Remember, the Tax Office may not have all the facts so their initial interpretation of the information received is not definitive and by law, they must allow the interested party opportunity to clarify the data. If the recipient of the notification agrees with its content, they must sign and return the enclosed form to that effect. If, however, to the contrary, the recipient is not in agreement with the Tax Office’s assessment, they may respond with an appeal stating their case and providing any supporting documents that prove their statements.
If the taxpayer requires more time to gather the necessary paperwork in order to respond to the notification, an extension can be requested to increase the ten-day deadline as long as the criteria for the extension is met. As you can imagine, this process is not always simple and the Tax Office may not grant an extension so this course of action should only be taken in extreme cases and it is preferable to ensure a proper response is submitted within the deadline stipulated in the letter to avoid any complications.
After deciding what to respond, the recipient of the notification must decide how to inform the Tax Office. By this, I mean, the taxpayer must ensure the Tax Office receives the response in a clear and timely manner to prevent further investigation into the matter. A response may be presented in paper form, a hard copy that is taken directly to the nearest Tax Office and registered into the system. Two copies must be taken; one for the Tax Office and one for the taxpayer that must be stamped and dated to confirm when it was delivered. The other method is via their online platform, but this is only accessible if the interested party has a verified digital certificate or another means of access to their system.
The next step: If the Tax Office receives a response within the deadline, they review the declaration made along with any supporting documents, and from there they draw their conclusions and issue another notification. This notification may be favourable, they are happy with the evidence provided and confirm the file has been closed or they are not satisfied with the explanation and they proceed to inform the taxpayer of the next phase of the process. If they have detected what they consider fraudulent declarations, the result could be that any tax relief obtained is dismissed, meaning the difference must be paid or there could be a penalty to pay for filing declarations outside the proper period.
Whatever the outcome, the taxpayer still has an opportunity to state their case if the Tax Office has not responded in their favour and they feel their assessment of the facts is incorrect. Each time responses go back and forth between the taxpayer and the Tax Office, the file is escalated to another level, so it is imperative the taxpayer knows what they are doing, because the procedures get more and more complicated.
The language used in these notifications is not usually easy to understand, even for Spanish nationals so if you receive one, it is advisable you have a professional verify exactly what it is about and what needs to be done and to prevent the situation from worsening because of a misunderstanding or simply because the taxpayer fails to respond in a timely manner. Officials at the Tax Office can provide further information about the situation but if you do not understand sufficient Spanish, this may not prove very useful and protocols must still be followed to respond properly.

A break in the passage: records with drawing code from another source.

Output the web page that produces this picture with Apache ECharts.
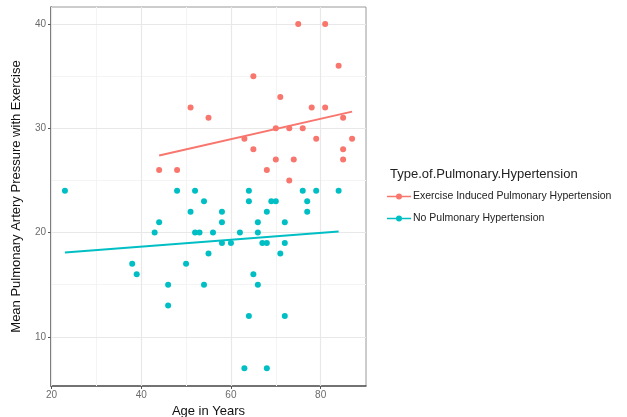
<!DOCTYPE html>
<html>
<head>
<meta charset="utf-8">
<script src="https://cdn.jsdelivr.net/npm/echarts@6/dist/echarts.min.js"></script>
<style>html,body{margin:0;padding:0;background:#fff;}#chart{width:627px;height:417px;}</style>
</head>
<body>
<div id="chart"></div>
<script>
const seriesNames = ['Exercise Induced Pulmonary Hypertension', 'No Pulmonary Hypertension'];
const exerciseInduced = [
  [75,40],[81,40],[84,36],[65,35],[71,33],[51,32],[78,32],[81,32],[55,31],[85,31],
  [70,30],[73,30],[76,30],[63,29],[79,29],[87,29],[65,28],[85,28],[70,27],[74,27],
  [85,27],[44,26],[48,26],[68,26],[73,25]
];
const noPH = [
  [23,24],[48,24],[52,24],[64,24],[76,24],[79,24],[84,24],
  [54,23],[64,23],[69,23],[70,23],[77,23],
  [51,22],[58,22],[68,22],[77,22],
  [44,21],[58,21],[66,21],[72,21],
  [43,20],[52,20],[53,20],[56,20],[62,20],[66,20],
  [58,19],[60,19],[67,19],[68,19],[72,19],
  [55,18],[71,18],
  [38,17],[50,17],
  [39,16],[65,16],
  [46,15],[54,15],[66,15],
  [46,13],
  [64,12],[72,12],
  [63,7],[68,7]
];
// fitted line endpoints
const exerciseFit = [[44,27.4],[87,31.6]];
const noPHFit = [[23,18.1],[84,20.1]];
const xTicks = [20,40,60,80];
const xMinor = [30,50,70];
const yTicks = [10,20,30,40];
const yMinor = [15,25,35];

const red = '#F8766D', cyan = '#00BFC4';
const font = 'Liberation Sans, Arial, sans-serif';
const chart = echarts.init(document.getElementById('chart'));

function gridLines(){
  const d = [];
  const minor = {color:'#f4f4f4',width:1,type:'solid'};
  const major = {color:'#e8e8e8',width:1.2,type:'solid'};
  xMinor.forEach(v=>d.push({xAxis:v, lineStyle:minor}));
  yMinor.forEach(v=>d.push({yAxis:v, lineStyle:minor}));
  xTicks.forEach(v=>d.push({xAxis:v, lineStyle:major}));
  yTicks.forEach(v=>d.push({yAxis:v, lineStyle:major}));
  return d;
}
const iconPath = 'path://M0,4.2 L24,4.2 L24,5.8 L0,5.8 Z M15,5 A3,3 0 1,1 9,5 A3,3 0 1,1 15,5 Z';

chart.setOption({
  animation:false,
  textStyle:{fontFamily:font},
  grid:{left:51,right:261,top:7,bottom:31,show:true,borderColor:'#9a9a9a',borderWidth:1,
    containLabel:false,outerBoundsMode:'none'},
  title:{text:'Type.of.Pulmonary.Hypertension',left:385,top:163,
    textStyle:{fontFamily:font,fontSize:13,fontWeight:'normal',color:'#222'}},
  legend:{orient:'vertical',left:382,top:186,itemGap:11,itemWidth:24,itemHeight:10,
    data:seriesNames.map(n=>({name:n,icon:iconPath})),
    textStyle:{fontFamily:font,fontSize:10.5,color:'#222',padding:[0,0,0,-3]}},
  xAxis:{type:'value',min:19.9,max:90.1,
    name:'Age in Years',nameLocation:'middle',nameGap:18,
    nameTextStyle:{fontFamily:font,fontSize:13,color:'#111'},
    axisLine:{show:true,onZero:false,lineStyle:{color:'#555',width:1.5}},
    axisTick:{show:true,customValues:xTicks,length:3,lineStyle:{color:'#555'}},
    axisLabel:{customValues:xTicks,fontSize:10,color:'#6b6b6b',margin:4,fontFamily:font},
    splitLine:{show:false}},
  yAxis:{type:'value',min:5.29,max:41.63,
    name:'Mean Pulmonary Artery Pressure with Exercise',nameLocation:'middle',nameGap:28,
    nameTextStyle:{fontFamily:font,fontSize:13,color:'#111'},
    axisLine:{show:true,onZero:false,lineStyle:{color:'#555',width:1.5}},
    axisTick:{show:true,customValues:yTicks,length:3,lineStyle:{color:'#555'}},
    axisLabel:{customValues:yTicks,fontSize:10,color:'#6b6b6b',margin:5,fontFamily:font},
    splitLine:{show:false}},
  series:[
    {type:'line',data:[],silent:true,z:0,zlevel:0,
      markLine:{silent:true,symbol:'none',label:{show:false},data:gridLines()}},
    {name:seriesNames[0],type:'scatter',zlevel:1,data:exerciseInduced,symbolSize:6,itemStyle:{color:red,opacity:1}},
    {name:seriesNames[1],type:'scatter',zlevel:1,data:noPH,symbolSize:6,itemStyle:{color:cyan,opacity:1}},
    {type:'line',zlevel:1,data:exerciseFit,showSymbol:false,lineStyle:{color:red,width:2},itemStyle:{color:red},silent:true},
    {type:'line',zlevel:1,data:noPHFit,showSymbol:false,lineStyle:{color:cyan,width:2},itemStyle:{color:cyan},silent:true}
  ]
});
</script>
</body>
</html>
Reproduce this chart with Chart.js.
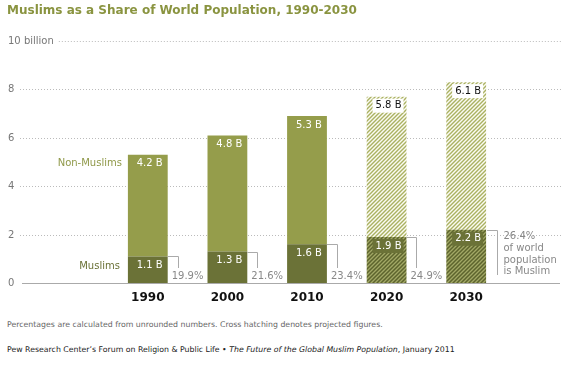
<!DOCTYPE html>
<html>
<head>
<meta charset="utf-8">
<script src="https://cdn.jsdelivr.net/npm/chart.js@4"></script>
<style>
  html, body { margin: 0; padding: 0; background: #fff; }
  #wrap { position: relative; width: 568px; height: 365px; overflow: hidden; font-family: "DejaVu Sans", Verdana, sans-serif; }
  #title { position: absolute; left: 7px; top: 2px; font-size: 12px; font-weight: bold; color: #8a9440; line-height: 16px; white-space: nowrap; }
  #chartBox { position: absolute; left: 0; top: 0; width: 568px; height: 315px; }
  .foot { position: absolute; left: 7px; font-size: 7.8px; line-height: 12px; white-space: nowrap; }
  #note { top: 319px; color: #666; }
  #source { top: 344px; color: #222; }
</style>
</head>
<body>
<div id="wrap">
  <div id="chartBox"><canvas id="c" width="568" height="315"></canvas></div>
  <div id="title">Muslims as a Share of World Population, 1990-2030</div>
  <div class="foot" id="note">Percentages are calculated from unrounded numbers. Cross hatching denotes projected figures.</div>
  <div class="foot" id="source">Pew Research Center’s Forum on Religion &amp; Public Life • <i>The Future of the Global Muslim Population</i>, January 2011</div>
</div>
<script>
// ---- data ----
const years = ['1990', '2000', '2010', '2020', '2030'];
const muslims = [1.1, 1.3, 1.6, 1.9, 2.2];
const nonMuslims = [4.2, 4.8, 5.3, 5.8, 6.1];
const muslimLabels = ['1.1 B', '1.3 B', '1.6 B', '1.9 B', '2.2 B'];
const nonMuslimLabels = ['4.2 B', '4.8 B', '5.3 B', '5.8 B', '6.1 B'];
const shareLabels = ['19.9%', '21.6%', '23.4%', '24.9%', '26.4%'];
const shareNoteLines = ['of world', 'population', 'is Muslim'];
const projected = [false, false, false, true, true];
const yTickValues = [0, 2, 4, 6, 8, 10];
const yTickLabels = ['0', '2', '4', '6', '8', '10 billion'];
const seriesNames = ['Muslims', 'Non-Muslims'];

// ---- styles ----
const FONT = '"DejaVu Sans", Verdana, sans-serif';
const C_NON = '#959d4b';
const C_MUS = '#6b7237';

function hatch(bg, fg, lw) {
  const c = document.createElement('canvas');
  c.width = 4; c.height = 4;
  const x = c.getContext('2d');
  x.fillStyle = bg; x.fillRect(0, 0, 4, 4);
  x.strokeStyle = fg; x.lineWidth = lw;
  x.beginPath();
  x.moveTo(0, 4); x.lineTo(4, 0);
  x.moveTo(-1, 1); x.lineTo(1, -1);
  x.moveTo(3, 5); x.lineTo(5, 3);
  x.stroke();
  return x.createPattern(c, 'repeat');
}
const hatchNon = hatch('#fbfbf2', '#aab162', 1.4);
const hatchMus = hatch('#a2a866', '#5d642d', 1.5);

const bgNon = projected.map(p => p ? hatchNon : C_NON);
const bgMus = projected.map(p => p ? hatchMus : C_MUS);

const gridPlugin = {
  id: 'grid',
  beforeDatasetsDraw(chart) {
    const ctx = chart.ctx, y = chart.scales.y;
    ctx.save();
    ctx.font = '10px ' + FONT;
    ctx.textBaseline = 'middle';
    ctx.textAlign = 'left';
    yTickValues.forEach((v, i) => {
      const py = Math.round(y.getPixelForValue(v)) + 0.5;
      ctx.fillStyle = '#777';
      ctx.fillText(yTickLabels[i], 8, py);
      const w = ctx.measureText(yTickLabels[i]).width;
      ctx.beginPath();
      if (v === 0) {
        ctx.strokeStyle = '#aaa';
        ctx.setLineDash([]);
        ctx.moveTo(22, py); ctx.lineTo(560, py);
      } else {
        ctx.strokeStyle = '#bbb';
        ctx.setLineDash([1, 2]);
        ctx.moveTo(Math.max(20, 8 + w + 5), py); ctx.lineTo(562, py);
      }
      ctx.lineWidth = 1;
      ctx.stroke();
    });
    ctx.restore();
  }
};

const labelPlugin = {
  id: 'labels',
  afterDatasetsDraw(chart) {
    const ctx = chart.ctx;
    const mMeta = chart.getDatasetMeta(0).data;
    const nMeta = chart.getDatasetMeta(1).data;
    ctx.save();
    ctx.font = '10px ' + FONT;
    ctx.textBaseline = 'middle';
    years.forEach((yr, i) => {
      const mb = mMeta[i], nb = nMeta[i];
      const left = mb.x - mb.width / 2, right = mb.x + mb.width / 2;
      const drawVal = (txt, top, boxColor, txtColor) => {
        ctx.textAlign = 'right';
        const tx = right - 5, ty = top + 9;
        const w = ctx.measureText(txt).width;
        if (boxColor) {
          ctx.fillStyle = boxColor;
          ctx.fillRect(tx - w - 3, ty - 7, w + 5, 14);
        }
        ctx.fillStyle = txtColor;
        ctx.fillText(txt, tx, ty);
      };
      if (projected[i]) {
        drawVal(nonMuslimLabels[i], nb.y, '#ffffff', '#111');
        drawVal(muslimLabels[i], mb.y, C_MUS, '#ffffff');
      } else {
        drawVal(nonMuslimLabels[i], nb.y, null, '#ffffff');
        drawVal(muslimLabels[i], mb.y, null, '#ffffff');
      }
      const topY = Math.round(mb.y) + 0.5;
      ctx.strokeStyle = '#aaa';
      ctx.lineWidth = 1;
      ctx.textAlign = 'left';
      ctx.fillStyle = '#888';
      if (i < years.length - 1) {
        const bx = Math.round(right + 10) + 0.5;
        ctx.beginPath();
        ctx.moveTo(right, topY); ctx.lineTo(bx, topY); ctx.lineTo(bx, 268);
        ctx.stroke();
        ctx.fillText(shareLabels[i], right + 4, 276);
      } else {
        const bx = Math.round(right + 11) + 0.5;
        ctx.beginPath();
        ctx.moveTo(right + 1, topY); ctx.lineTo(bx, topY); ctx.lineTo(bx, 275);
        ctx.stroke();
        const lines = [shareLabels[i]].concat(shareNoteLines);
        lines.forEach((t, k) => ctx.fillText(t, bx + 6, mb.y + 7 + k * 11.6));
      }
      if (i === 0) {
        ctx.textAlign = 'right';
        ctx.fillStyle = '#8f9848';
        ctx.fillText(seriesNames[1], left - 6, nb.y + 9);
        ctx.fillStyle = '#6b7237';
        ctx.fillText(seriesNames[0], left - 8, mb.y + 10);
      }
    });
    ctx.restore();
  }
};

new Chart(document.getElementById('c'), {
  type: 'bar',
  data: {
    labels: years,
    datasets: [
      { label: seriesNames[0], data: muslims, backgroundColor: bgMus, borderWidth: 0 },
      { label: seriesNames[1], data: nonMuslims, backgroundColor: bgNon, borderWidth: 0 }
    ]
  },
  options: {
    responsive: false,
    devicePixelRatio: 1,
    animation: false,
    layout: { padding: { left: 108, right: 62, top: 41, bottom: 0 } },
    plugins: { legend: { display: false }, tooltip: { enabled: false }, title: { display: false } },
    datasets: { bar: { categoryPercentage: 0.5, barPercentage: 1 } },
    scales: {
      x: {
        stacked: true,
        grid: { display: false, drawTicks: false },
        border: { display: false },
        ticks: { color: '#111', font: { family: FONT, size: 12, weight: 'bold' }, padding: 8 },
        afterFit(s) { s.height = 32; }
      },
      y: {
        stacked: true, min: 0, max: 10, display: false
      }
    }
  },
  plugins: [gridPlugin, labelPlugin]
});
</script>
</body>
</html>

It is possible to advise the Tax Office if the taxpayer is unavailable to receive notifications, if they are going to be away on holiday for example and in this way, they hold off sending notifications for a limited period of time but it means deadlines can be properly met. I always recommend dating the notification so there is no doubt about when it was received.
Whatever the case, the “ostrich approach” is never an option. The Tax Office may be understaffed but it never forgets, however scary it may be to receive an official notification, it is far worse to ignore it as the problem needs to be tackled head on.